We applied the change and ran the experiment again and our memory leak seemed to be gone.
As the first time we had three snapshots but this time they were almost identical, that ment our system does not allocate additional resources with every visit.
Since the memory leak was found in production we need to confirm our fix in production as well. We deployed the code the next day and kept memory usage on eye. 24 hours after the code was deployed we didn’t see an increase in memory usage but we let it run for several days until we declared a victory. A week later we knew that was it because New Relic diagram showed there is no more memory leak in our system.
This diagram shows memory utilization during a one month period and we have a clear point in time when memory leak was resolved and we got “a flat” diagram for memory usage.
Conclusion
Usually engineers don’t think about code monitoring and forget to provide important information back to the monitoring tool in order to profile your code.
A lot of engineers overlook the fact that our work is not done when we deploy the code to production. We have to be responsible for monitoring our code in production, measure its impact and improve over time. It’s not the same to write code for a few users and for millions of users. Lessons learned from monitoring tools are the most valuable.

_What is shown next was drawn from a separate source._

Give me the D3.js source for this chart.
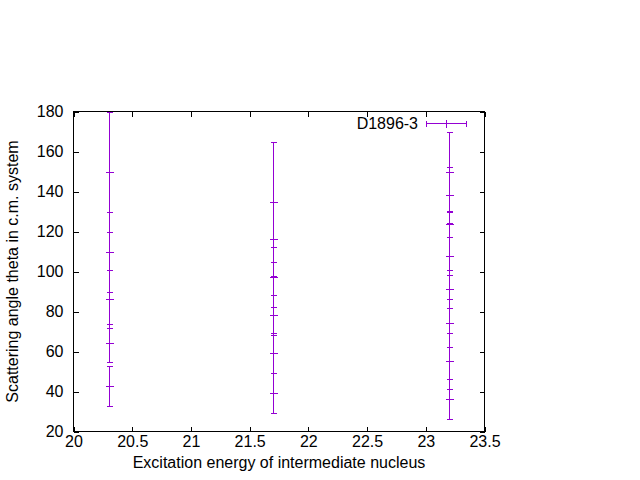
<!DOCTYPE html>
<html>
<head>
<meta charset="utf-8">
<script src="https://cdn.jsdelivr.net/npm/d3@7"></script>
<style>
  html, body { margin: 0; padding: 0; background: #fff; }
  svg { display: block; font-family: "Liberation Sans", Arial, sans-serif; }
</style>
</head>
<body>
<svg id="chart" width="640" height="480"></svg>
<script>
// ---- data ----
const energy     = [20.3, 20.3, 20.3, 20.3, 20.3,
                    21.7, 21.7, 21.7, 21.7, 21.7, 21.7,
                    23.2, 23.2, 23.2, 23.2, 23.2, 23.2, 23.2, 23.2];
const angle      = [150, 110, 86.4, 64.5, 42.9,
                    135, 116.4, 97.4, 78.4, 59.4, 39.4,
                    150, 138.4, 123.9, 107.9, 91.4, 74.4, 55.4, 36.4];
const angleError = [30, 20, 14.5, 9.5, 10,
                    30, 18.5, 15, 10, 10, 10,
                    20, 14, 6.5, 9.5, 9.5, 12, 14, 10];
const xTicks = [20, 20.5, 21, 21.5, 22, 22.5, 23, 23.5];
const yTicks = [20, 40, 60, 80, 100, 120, 140, 160, 180];
const seriesName = "D1896-3";
const xTitle = "Excitation energy of intermediate nucleus";
const yTitle = "Scattering angle theta in c.m. system";

// ---- layout ----
const W = 640, H = 480;
const L = 73.5, R = 484.5, T = 111.5, B = 431.5;
const color = "#9400d3";
const tickLen = 5;

const svg = d3.select("#chart");
const x = d3.scaleLinear().domain([20, 23.5]).range([L, R]);
const y = d3.scaleLinear().domain([20, 180]).range([B, T]);

const fmt = d => String(d);

// axes (ticks inward, mirrored)
const gx = svg.append("g").attr("transform", `translate(0,${B})`)
  .call(d3.axisBottom(x).tickValues(xTicks).tickFormat(fmt).tickSizeInner(-tickLen).tickSizeOuter(0).tickPadding(4));
const gx2 = svg.append("g").attr("transform", `translate(0,${T})`)
  .call(d3.axisTop(x).tickValues(xTicks).tickFormat("").tickSizeInner(-tickLen).tickSizeOuter(0));
const gy = svg.append("g").attr("transform", `translate(${L},0)`)
  .call(d3.axisLeft(y).tickValues(yTicks).tickFormat(fmt).tickSizeInner(-tickLen).tickSizeOuter(0).tickPadding(10));
const gy2 = svg.append("g").attr("transform", `translate(${R},0)`)
  .call(d3.axisRight(y).tickValues(yTicks).tickFormat("").tickSizeInner(-tickLen).tickSizeOuter(0));

[gx, gx2, gy, gy2].forEach(g => {
  g.select(".domain").remove();
  g.selectAll("line").attr("stroke", "#000").attr("shape-rendering", "crispEdges");
  g.selectAll("text").attr("font-size", 16).attr("fill", "#000")
    .attr("font-family", "Liberation Sans, Arial, sans-serif");
});
// hide end ticks overlapping the border ends (still fine to keep)

// clip for data
svg.append("clipPath").attr("id", "plotclip")
  .append("rect").attr("x", L - 5).attr("y", T).attr("width", R - L + 10).attr("height", B - T);

const data = energy.map((e, i) => ({ e, a: angle[i], err: angleError[i] }));
const gData = svg.append("g").attr("clip-path", "url(#plotclip)")
  .attr("stroke", color).attr("stroke-width", 1).attr("fill", "none")
  .attr("shape-rendering", "crispEdges");

const capW = 2.5, plusW = 3.5;
const px = v => Math.round(x(v)) + 0.5;
const py = v => Math.round(y(v)) + 0.5;

data.forEach(d => {
  const cx = px(d.e);
  const yLo = py(Math.max(20, d.a - d.err));
  const yHi = py(Math.min(180, d.a + d.err));
  gData.append("line").attr("x1", cx).attr("x2", cx).attr("y1", yLo).attr("y2", yHi);
  // caps
  [d.a - d.err, d.a + d.err].forEach(v => {
    if (v >= 20 && v <= 180) {
      gData.append("line").attr("x1", cx - capW).attr("x2", cx + capW + 1)
        .attr("y1", py(v)).attr("y2", py(v));
    }
  });
  // point marker (+)
  const cy = py(d.a);
  gData.append("line").attr("x1", cx - plusW).attr("x2", cx + plusW + 1).attr("y1", cy).attr("y2", cy);
  gData.append("line").attr("x1", cx).attr("x2", cx).attr("y1", cy - plusW).attr("y2", cy + plusW + 1);
});

// border
svg.append("rect").attr("x", L).attr("y", T).attr("width", R - L).attr("height", B - T)
  .attr("fill", "none").attr("stroke", "#000").attr("stroke-width", 1)
  .attr("shape-rendering", "crispEdges");

// legend
const lg = svg.append("g");
lg.append("text").attr("x", 418).attr("y", 128.5).attr("text-anchor", "end")
  .attr("font-size", 16).attr("fill", "#000").text(seriesName);
const ly = 123.5, lx1 = 426.5, lx2 = 466.5, lxm = 446.5;
const lgl = lg.append("g").attr("stroke", color).attr("stroke-width", 1).attr("shape-rendering", "crispEdges");
lgl.append("line").attr("x1", lx1).attr("x2", lx2).attr("y1", ly).attr("y2", ly);
lgl.append("line").attr("x1", lx1).attr("x2", lx1).attr("y1", ly - capW).attr("y2", ly + capW + 1);
lgl.append("line").attr("x1", lx2).attr("x2", lx2).attr("y1", ly - capW).attr("y2", ly + capW + 1);
lgl.append("line").attr("x1", lxm).attr("x2", lxm).attr("y1", ly - plusW).attr("y2", ly + plusW + 1);

// axis titles
svg.append("text").attr("x", (L + R) / 2).attr("y", 468).attr("text-anchor", "middle")
  .attr("font-size", 16).attr("fill", "#000").text(xTitle);
svg.append("text").attr("transform", `translate(18,${(T + B) / 2}) rotate(-90)`)
  .attr("text-anchor", "middle").attr("font-size", 16).attr("fill", "#000").text(yTitle);
</script>
</body>
</html>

In our case monitoring tools played a critical role in discovering the problem, without it our application would crash and impact a few hundred thousands of users.
Memory leaks are tricky to find but there is some enjoyment in tracking them and fixing it. This kind of problem moves your boundaries and demands your full attention. You have to think differently and dig into your application internals, you will learn how things are made and how they work, not just how to use them. Do not run away from tasks like this, personal satisfaction when you find it is something you wouldn’t trade for anything.